I didn’t always obsessively photograph cemeteries.
The story of how I got to here – a husband, father of a toddler, and a teacher whose free time has ebbed much more than it has flowed over the past few years – is a long and rather boring one, but it serves as a decent introduction to this blog.
I have always been a history nerd, though my path in history has never been a straight one – from specializing in East European and Balkan nationalism studies in college, to African history in grad school, and now finally in US history as a high school teacher, I’ve never exactly specialized the way academic history tends to want one to do. There have been, however, common threads in my reading, writing, and thinking. One of them – maybe, if pressed, the biggest – is the question of how we remember history; how we, in many ways, live within it, even if we know nothing about it. I’ve always loved memorials and museums, as well as the controversies and disagreements they so often engender.
Add to that lifelong interest a more recent one – photography – and you have the makings of a remarkably nerdy hobby: visiting and photographing historical sites, memorials, and (recently) especially graves.

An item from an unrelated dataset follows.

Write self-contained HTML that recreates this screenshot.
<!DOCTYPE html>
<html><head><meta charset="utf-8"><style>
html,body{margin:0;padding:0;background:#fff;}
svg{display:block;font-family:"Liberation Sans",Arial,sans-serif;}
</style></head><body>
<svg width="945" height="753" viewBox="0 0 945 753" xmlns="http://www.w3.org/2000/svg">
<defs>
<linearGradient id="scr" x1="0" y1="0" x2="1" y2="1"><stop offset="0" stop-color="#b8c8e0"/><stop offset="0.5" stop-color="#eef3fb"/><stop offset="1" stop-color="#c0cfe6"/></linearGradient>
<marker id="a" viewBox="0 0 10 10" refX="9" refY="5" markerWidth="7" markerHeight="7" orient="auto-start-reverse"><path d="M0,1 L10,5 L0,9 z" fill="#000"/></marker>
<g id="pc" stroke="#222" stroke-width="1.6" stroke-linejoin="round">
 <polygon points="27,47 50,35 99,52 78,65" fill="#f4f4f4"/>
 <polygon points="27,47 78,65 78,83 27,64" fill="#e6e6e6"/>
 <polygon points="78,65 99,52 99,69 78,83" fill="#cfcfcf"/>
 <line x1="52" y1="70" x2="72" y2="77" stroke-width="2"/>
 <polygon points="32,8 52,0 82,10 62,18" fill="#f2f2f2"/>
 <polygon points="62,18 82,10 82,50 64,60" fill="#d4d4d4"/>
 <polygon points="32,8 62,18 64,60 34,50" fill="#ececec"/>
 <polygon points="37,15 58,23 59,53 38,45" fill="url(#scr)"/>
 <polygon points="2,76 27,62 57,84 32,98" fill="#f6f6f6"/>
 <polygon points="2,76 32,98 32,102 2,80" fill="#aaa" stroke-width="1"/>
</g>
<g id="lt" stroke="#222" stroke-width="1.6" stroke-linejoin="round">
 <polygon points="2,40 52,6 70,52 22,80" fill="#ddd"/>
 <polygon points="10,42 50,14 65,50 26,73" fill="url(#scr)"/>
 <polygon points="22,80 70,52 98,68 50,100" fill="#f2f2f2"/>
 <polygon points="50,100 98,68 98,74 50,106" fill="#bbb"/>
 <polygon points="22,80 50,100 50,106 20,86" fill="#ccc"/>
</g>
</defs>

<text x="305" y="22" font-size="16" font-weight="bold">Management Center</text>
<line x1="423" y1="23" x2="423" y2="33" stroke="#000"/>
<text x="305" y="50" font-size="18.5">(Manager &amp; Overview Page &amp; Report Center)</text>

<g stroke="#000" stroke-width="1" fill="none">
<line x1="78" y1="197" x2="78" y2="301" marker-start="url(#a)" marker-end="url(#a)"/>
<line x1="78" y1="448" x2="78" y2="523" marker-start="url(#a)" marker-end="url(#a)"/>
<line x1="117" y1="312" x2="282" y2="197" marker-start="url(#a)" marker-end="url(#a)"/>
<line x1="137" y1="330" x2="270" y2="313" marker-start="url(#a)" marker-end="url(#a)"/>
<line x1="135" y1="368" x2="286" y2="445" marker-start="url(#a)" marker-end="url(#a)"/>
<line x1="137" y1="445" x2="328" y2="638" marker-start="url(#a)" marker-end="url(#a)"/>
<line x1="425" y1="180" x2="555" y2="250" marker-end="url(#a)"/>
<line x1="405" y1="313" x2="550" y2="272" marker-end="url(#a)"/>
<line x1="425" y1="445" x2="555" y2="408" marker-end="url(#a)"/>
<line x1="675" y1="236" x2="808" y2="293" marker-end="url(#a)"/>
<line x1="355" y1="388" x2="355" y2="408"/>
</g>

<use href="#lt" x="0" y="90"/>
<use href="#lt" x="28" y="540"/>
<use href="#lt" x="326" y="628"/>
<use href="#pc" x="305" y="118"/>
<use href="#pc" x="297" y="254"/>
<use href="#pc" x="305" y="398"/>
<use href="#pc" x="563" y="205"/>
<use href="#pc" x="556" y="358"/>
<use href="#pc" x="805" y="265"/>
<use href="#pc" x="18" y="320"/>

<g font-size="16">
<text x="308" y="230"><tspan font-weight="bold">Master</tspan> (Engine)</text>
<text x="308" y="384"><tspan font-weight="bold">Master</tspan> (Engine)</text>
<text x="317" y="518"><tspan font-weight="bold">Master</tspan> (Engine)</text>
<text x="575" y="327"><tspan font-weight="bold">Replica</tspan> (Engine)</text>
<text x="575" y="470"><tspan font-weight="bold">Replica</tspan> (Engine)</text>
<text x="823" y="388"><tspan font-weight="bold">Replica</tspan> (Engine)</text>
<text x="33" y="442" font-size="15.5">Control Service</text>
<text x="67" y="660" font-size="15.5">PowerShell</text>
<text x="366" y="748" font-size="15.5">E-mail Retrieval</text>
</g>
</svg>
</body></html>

The ‘project’ phase of my photography began with a trip to the American Southwest with my wife, also a history teacher. On that trip, without really planning to, we visited three different state capitol buildings: Santa Fe, New Mexico; Denver, Colorado; and Cheyenne, Wyoming. After we returned, I started thinking about these buildings, and how each attempts to present a story about its state’s history and identity. I began to investigate these buildings, and developed a photographic challenge for myself: visit and photograph all 50 capitol buildings in the United States, with a special eye toward that tendency to mythologize and retell. To date, I’ve managed 24 capitols.
On a trip to the Tennessee capitol in Nashville, I visited the graves of both Andrew Jackson and James K. Polk, and decided that Presidential gravesites would be an interesting challenge as well; I’m now up to 22 of those. Vice Presidential graves followed, as did Supreme Court Justices, Speakers of the House, and Secretaries of State.

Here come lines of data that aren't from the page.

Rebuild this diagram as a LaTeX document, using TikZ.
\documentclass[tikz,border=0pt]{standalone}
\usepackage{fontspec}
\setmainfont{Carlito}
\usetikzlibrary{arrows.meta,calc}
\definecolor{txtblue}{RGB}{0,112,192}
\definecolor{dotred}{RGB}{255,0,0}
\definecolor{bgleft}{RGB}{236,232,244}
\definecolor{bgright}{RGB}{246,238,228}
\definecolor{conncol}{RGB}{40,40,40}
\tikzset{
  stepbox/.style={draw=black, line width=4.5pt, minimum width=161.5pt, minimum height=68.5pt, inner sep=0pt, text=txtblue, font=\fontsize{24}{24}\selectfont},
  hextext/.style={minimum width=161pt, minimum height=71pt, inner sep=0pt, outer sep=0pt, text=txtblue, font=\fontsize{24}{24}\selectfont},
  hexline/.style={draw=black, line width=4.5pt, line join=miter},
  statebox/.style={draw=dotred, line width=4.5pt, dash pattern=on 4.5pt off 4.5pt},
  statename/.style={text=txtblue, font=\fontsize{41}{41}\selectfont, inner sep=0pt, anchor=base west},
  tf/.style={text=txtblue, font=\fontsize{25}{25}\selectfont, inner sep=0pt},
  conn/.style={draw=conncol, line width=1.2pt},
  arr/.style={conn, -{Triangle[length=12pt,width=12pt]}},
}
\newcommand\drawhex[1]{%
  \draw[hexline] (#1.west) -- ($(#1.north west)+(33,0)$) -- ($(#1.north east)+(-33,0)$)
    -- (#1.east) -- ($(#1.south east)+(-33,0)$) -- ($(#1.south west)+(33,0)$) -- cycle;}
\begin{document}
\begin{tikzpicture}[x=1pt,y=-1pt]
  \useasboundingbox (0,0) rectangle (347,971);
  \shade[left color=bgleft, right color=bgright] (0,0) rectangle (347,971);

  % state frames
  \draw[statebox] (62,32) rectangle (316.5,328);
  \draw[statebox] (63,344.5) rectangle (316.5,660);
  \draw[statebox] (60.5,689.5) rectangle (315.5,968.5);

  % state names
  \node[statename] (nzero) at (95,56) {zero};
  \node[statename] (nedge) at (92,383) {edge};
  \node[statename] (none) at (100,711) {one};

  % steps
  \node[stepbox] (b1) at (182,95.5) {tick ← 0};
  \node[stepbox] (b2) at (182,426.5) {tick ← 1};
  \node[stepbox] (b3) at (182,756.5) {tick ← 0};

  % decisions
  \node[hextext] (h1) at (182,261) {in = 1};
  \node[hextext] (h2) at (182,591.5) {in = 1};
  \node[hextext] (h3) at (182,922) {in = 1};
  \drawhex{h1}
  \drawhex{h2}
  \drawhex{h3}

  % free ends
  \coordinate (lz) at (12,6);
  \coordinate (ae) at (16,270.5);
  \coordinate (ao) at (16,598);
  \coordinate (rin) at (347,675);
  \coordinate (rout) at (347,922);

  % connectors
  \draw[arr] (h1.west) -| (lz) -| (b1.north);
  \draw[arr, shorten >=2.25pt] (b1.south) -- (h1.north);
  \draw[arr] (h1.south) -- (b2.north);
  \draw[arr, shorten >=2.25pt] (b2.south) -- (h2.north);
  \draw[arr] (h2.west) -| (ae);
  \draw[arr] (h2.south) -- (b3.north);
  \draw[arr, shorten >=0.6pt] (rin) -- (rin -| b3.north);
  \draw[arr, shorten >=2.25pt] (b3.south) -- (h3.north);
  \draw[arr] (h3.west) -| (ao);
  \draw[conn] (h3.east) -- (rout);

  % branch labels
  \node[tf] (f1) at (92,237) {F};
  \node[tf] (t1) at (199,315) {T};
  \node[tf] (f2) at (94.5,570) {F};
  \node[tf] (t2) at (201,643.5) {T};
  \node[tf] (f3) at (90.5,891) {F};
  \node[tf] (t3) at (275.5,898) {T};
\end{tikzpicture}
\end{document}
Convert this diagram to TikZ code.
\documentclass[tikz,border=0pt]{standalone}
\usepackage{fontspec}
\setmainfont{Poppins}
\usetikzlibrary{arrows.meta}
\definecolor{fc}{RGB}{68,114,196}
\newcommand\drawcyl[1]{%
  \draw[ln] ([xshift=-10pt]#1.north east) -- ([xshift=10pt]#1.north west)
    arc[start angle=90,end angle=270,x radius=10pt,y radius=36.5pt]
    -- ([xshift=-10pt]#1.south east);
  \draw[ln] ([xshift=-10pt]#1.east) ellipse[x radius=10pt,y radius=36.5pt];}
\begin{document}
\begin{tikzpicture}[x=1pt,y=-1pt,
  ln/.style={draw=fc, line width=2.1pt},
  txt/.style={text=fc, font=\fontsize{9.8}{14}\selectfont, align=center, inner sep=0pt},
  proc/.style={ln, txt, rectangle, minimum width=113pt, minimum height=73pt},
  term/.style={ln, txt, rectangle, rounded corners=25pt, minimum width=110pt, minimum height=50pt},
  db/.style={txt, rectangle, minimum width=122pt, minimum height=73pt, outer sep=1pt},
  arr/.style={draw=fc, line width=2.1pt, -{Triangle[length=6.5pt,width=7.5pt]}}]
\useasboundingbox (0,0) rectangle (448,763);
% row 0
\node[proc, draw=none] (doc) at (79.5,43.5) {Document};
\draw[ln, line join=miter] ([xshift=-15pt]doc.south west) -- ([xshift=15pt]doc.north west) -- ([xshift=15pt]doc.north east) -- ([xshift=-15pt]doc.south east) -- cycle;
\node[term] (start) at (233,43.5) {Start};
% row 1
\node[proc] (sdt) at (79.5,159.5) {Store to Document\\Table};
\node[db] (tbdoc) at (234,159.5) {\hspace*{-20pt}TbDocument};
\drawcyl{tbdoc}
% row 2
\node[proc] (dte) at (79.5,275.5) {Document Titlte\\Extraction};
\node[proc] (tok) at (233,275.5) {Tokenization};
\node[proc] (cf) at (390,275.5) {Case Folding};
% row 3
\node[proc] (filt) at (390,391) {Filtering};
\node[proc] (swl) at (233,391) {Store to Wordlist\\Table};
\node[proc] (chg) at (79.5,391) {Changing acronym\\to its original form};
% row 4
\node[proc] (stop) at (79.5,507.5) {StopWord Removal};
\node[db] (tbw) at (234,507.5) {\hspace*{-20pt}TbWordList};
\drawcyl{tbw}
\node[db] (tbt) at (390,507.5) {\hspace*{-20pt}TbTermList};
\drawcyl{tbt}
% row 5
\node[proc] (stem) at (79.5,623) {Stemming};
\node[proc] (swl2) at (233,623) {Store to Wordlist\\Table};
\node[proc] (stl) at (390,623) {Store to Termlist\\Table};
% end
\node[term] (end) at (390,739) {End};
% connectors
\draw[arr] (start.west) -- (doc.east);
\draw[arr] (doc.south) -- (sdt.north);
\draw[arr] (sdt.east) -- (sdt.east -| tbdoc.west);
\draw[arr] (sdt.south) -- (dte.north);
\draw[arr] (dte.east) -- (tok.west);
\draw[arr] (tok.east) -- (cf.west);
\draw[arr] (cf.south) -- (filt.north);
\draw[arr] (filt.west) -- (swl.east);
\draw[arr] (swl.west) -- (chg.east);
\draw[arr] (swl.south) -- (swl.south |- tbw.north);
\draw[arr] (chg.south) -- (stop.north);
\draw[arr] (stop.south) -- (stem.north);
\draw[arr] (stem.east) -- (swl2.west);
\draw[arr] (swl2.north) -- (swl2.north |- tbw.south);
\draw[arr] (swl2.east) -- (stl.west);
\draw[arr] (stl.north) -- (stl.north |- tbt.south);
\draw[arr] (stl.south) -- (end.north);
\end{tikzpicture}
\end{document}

But, life changes plans. My son Henry was born not too long after this mission started, and gallavanting around the country tends to become a bit harder with an infant or a toddler around. So, I started to think close to home as well; city and town halls in Massachusetts, as well as the graves of Massachusetts Governors and Senators. I began getting into some actual research to try and track down undocumented graves (with a little bit of success!).

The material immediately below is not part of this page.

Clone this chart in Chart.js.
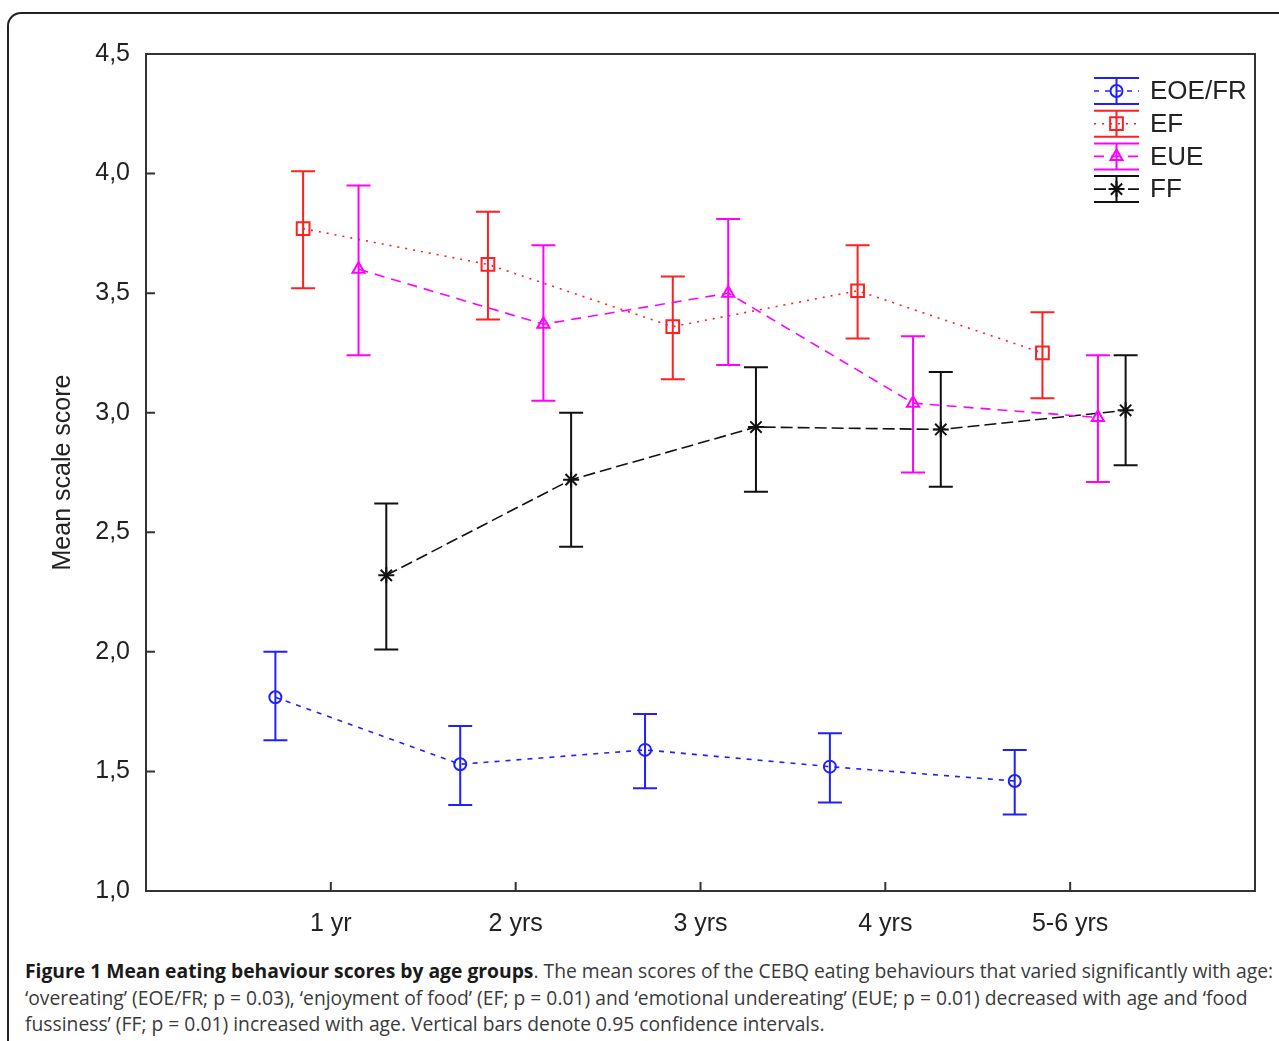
<!DOCTYPE html>
<html lang="en">
<head>
<meta charset="UTF-8">
<title>Mean eating behaviour scores by age groups</title>
<script src="https://cdn.jsdelivr.net/npm/chart.js"></script>
<style>
  html, body { margin: 0; padding: 0; background: #fff; width: 1279px; height: 1041px; overflow: hidden; }
  #frame { position: absolute; left: 7px; top: 12px; width: 1400px; height: 1200px; border: 2px solid #222; border-radius: 14px; }
  #wrap { position: absolute; left: 0; top: 0; width: 1279px; height: 951px; }
  #caption { position: absolute; left: 25px; top: 958px; font-family: "Open Sans", sans-serif; font-size: 19.3px; line-height: 26.5px; color: #3a3a3a; white-space: nowrap; }
  #caption b { color: #1a1a1a; }
</style>
</head>
<body>
<div id="frame"></div>
<div id="wrap"><canvas id="chart" width="1279" height="951"></canvas></div>
<div id="caption">
  <b>Figure 1 Mean eating behaviour scores by age groups</b>. The mean scores of the CEBQ eating behaviours that varied significantly with age:<br>
  ‘overeating’ (EOE/FR; p = 0.03), ‘enjoyment of food’ (EF; p = 0.01) and ‘emotional undereating’ (EUE; p = 0.01) decreased with age and ‘food<br>
  fussiness’ (FF; p = 0.01) increased with age. Vertical bars denote 0.95 confidence intervals.
</div>

<script>
// data
const ageGroups = ['1 yr', '2 yrs', '3 yrs', '4 yrs', '5-6 yrs'];
const yTicks = [1.0, 1.5, 2.0, 2.5, 3.0, 3.5, 4.0, 4.5];

const eoeMean = [1.81, 1.53, 1.59, 1.52, 1.46];
const eoeLow  = [1.63, 1.36, 1.43, 1.37, 1.32];
const eoeHigh = [2.00, 1.69, 1.74, 1.66, 1.59];

const efMean = [3.77, 3.62, 3.36, 3.51, 3.25];
const efLow  = [3.52, 3.39, 3.14, 3.31, 3.06];
const efHigh = [4.01, 3.84, 3.57, 3.70, 3.42];

const eueMean = [3.60, 3.37, 3.50, 3.04, 2.98];
const eueLow  = [3.24, 3.05, 3.20, 2.75, 2.71];
const eueHigh = [3.95, 3.70, 3.81, 3.32, 3.24];

const ffMean = [2.32, 2.72, 2.94, 2.93, 3.01];
const ffLow  = [2.01, 2.44, 2.67, 2.69, 2.78];
const ffHigh = [2.62, 3.00, 3.19, 3.17, 3.24];

const axisFont = { family: '"Liberation Sans", Arial, sans-serif', size: 25 };
const textColor = '#222';

function series(label, mean, low, high, color, dash, pointStyle, radius, offset) {
  return {
    label: label,
    data: mean.map((v, i) => ({ x: i + 1 + offset, y: v })),
    errLow: low,
    errHigh: high,
    offset: offset,
    showLine: true,
    borderColor: color,
    borderWidth: 1.6,
    borderDash: dash,
    pointStyle: pointStyle,
    pointRadius: radius,
    pointBorderWidth: 2,
    pointBorderColor: color,
    pointBackgroundColor: 'rgba(0,0,0,0)',
    clip: false
  };
}

const datasets = [
  series('EOE/FR', eoeMean, eoeLow, eoeHigh, '#2020ff', [5, 6], 'circle', 6, -0.3),
  series('EF', efMean, efLow, efHigh, '#ff2020', [2, 6], 'rect', 9, -0.15),
  series('EUE', eueMean, eueLow, eueHigh, '#ff00ff', [10, 7], 'triangle', 7, 0.15),
  series('FF', ffMean, ffLow, ffHigh, '#111111', [12, 5], 'star', 8, 0.3)
];

// frame round the plot and inward tick marks
const framePlugin = {
  id: 'frame',
  beforeDatasetsDraw(chart) {
    const { ctx, chartArea: a, scales } = chart;
    ctx.save();
    ctx.strokeStyle = '#333';
    ctx.lineWidth = 2;
    ctx.strokeRect(a.left, a.top, a.right - a.left, a.bottom - a.top);
    ctx.beginPath();
    yTicks.forEach(v => {
      const y = scales.y.getPixelForValue(v);
      ctx.moveTo(a.left, y);
      ctx.lineTo(a.left + 9, y);
    });
    ageGroups.forEach((_, i) => {
      const x = scales.x.getPixelForValue(i + 1);
      ctx.moveTo(x, a.bottom);
      ctx.lineTo(x, a.bottom - 9);
    });
    ctx.stroke();
    ctx.restore();
  }
};

// confidence interval whiskers
const errorBars = {
  id: 'errorBars',
  beforeDatasetsDraw(chart) {
    const { ctx, scales } = chart;
    ctx.save();
    ctx.lineWidth = 2;
    chart.data.datasets.forEach(ds => {
      ctx.strokeStyle = ds.borderColor;
      ds.errLow.forEach((lo, i) => {
        const x = scales.x.getPixelForValue(i + 1 + ds.offset);
        const y1 = scales.y.getPixelForValue(lo);
        const y2 = scales.y.getPixelForValue(ds.errHigh[i]);
        ctx.beginPath();
        ctx.moveTo(x, y1); ctx.lineTo(x, y2);
        ctx.moveTo(x - 12, y1); ctx.lineTo(x + 12, y1);
        ctx.moveTo(x - 12, y2); ctx.lineTo(x + 12, y2);
        ctx.stroke();
      });
    });
    ctx.restore();
  }
};

// legend in the top right corner with whisker glyphs
const legendPlugin = {
  id: 'customLegend',
  afterDraw(chart) {
    const { ctx } = chart;
    const x0 = 1094, x1 = 1139, cx = 1116.5;
    ctx.save();
    chart.data.datasets.forEach((ds, k) => {
      const cy = 91 + k * 32.7;
      ctx.strokeStyle = ds.borderColor;
      ctx.lineWidth = 2;
      ctx.setLineDash([]);
      ctx.beginPath();
      ctx.moveTo(x0, cy - 13); ctx.lineTo(x1, cy - 13);
      ctx.moveTo(x0, cy + 13); ctx.lineTo(x1, cy + 13);
      ctx.moveTo(cx, cy - 13); ctx.lineTo(cx, cy + 13);
      ctx.stroke();
      ctx.lineWidth = 1.6;
      ctx.setLineDash(ds.borderDash);
      ctx.beginPath();
      ctx.moveTo(x0, cy); ctx.lineTo(x1, cy);
      ctx.stroke();
      ctx.setLineDash([]);
      ctx.lineWidth = 2;
      ctx.fillStyle = 'rgba(0,0,0,0)';
      Chart.helpers.drawPoint(ctx, { pointStyle: ds.pointStyle, radius: ds.pointRadius, borderWidth: 2 }, cx, cy);
      ctx.fillStyle = textColor;
      ctx.font = '26px "Liberation Sans", Arial, sans-serif';
      ctx.textBaseline = 'middle';
      ctx.fillText(ds.label, 1150, cy + 1);
    });
    ctx.restore();
  }
};

new Chart(document.getElementById('chart'), {
  type: 'scatter',
  data: { datasets: datasets },
  options: {
    responsive: false,
    animation: false,
    layout: { padding: { top: 54, right: 24, left: 0, bottom: 0 } },
    plugins: { legend: { display: false }, tooltip: { enabled: false } },
    scales: {
      x: {
        type: 'linear',
        min: 0,
        max: 6,
        grid: { display: false, drawTicks: false },
        border: { display: false },
        afterBuildTicks: s => { s.ticks = ageGroups.map((_, i) => ({ value: i + 1 })); },
        afterFit: s => { s.height = 60; },
        ticks: {
          autoSkip: false,
          maxRotation: 0,
          padding: 18,
          color: textColor,
          font: axisFont,
          callback: v => ageGroups[Math.round(v) - 1]
        }
      },
      y: {
        min: 1,
        max: 4.5,
        grid: { display: false, drawTicks: false },
        border: { display: false },
        afterBuildTicks: s => { s.ticks = yTicks.map(v => ({ value: v })); },
        afterFit: s => { s.width = 146; },
        ticks: {
          padding: 16,
          color: textColor,
          font: axisFont,
          callback: v => v.toFixed(1).replace('.', ',')
        },
        title: {
          display: true,
          text: 'Mean scale score',
          color: textColor,
          font: axisFont,
          padding: { top: 48, bottom: 0 }
        }
      }
    }
  },
  plugins: [framePlugin, errorBars, legendPlugin]
});
</script>
</body>
</html>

Even as I did that, however, I kept running across interesting graves that were on none of my lists – graves of incredibly influential or interesting people who simply had the good sense to never run for office. So, over the course of some time recently, I sat down and began to draw up a list – as comprehensive as I could manage – of all of the influential Americans I could find. Using trusty sources (most notably findagrave.com) I located their graves. That list grew… and grew, and grew, and grew. It now sits at over 500 names – politicians, activists, scientists, writers, musicians, soldiers and many others. Now, no matter where I am in the country or state, I likely have somewhere I can visit, photograph, and learn from.
So, the goal of this blog is to tell the stories of as many of these people as I can, as well as some thoughts on how we remember them, and how we remember in general. Not every post will be about graves, but a lot of them will. There will always be photos. It’ll probably bore the living hell out of 99.99% of the populace. But, for the other .01% of you, welcome and enjoy!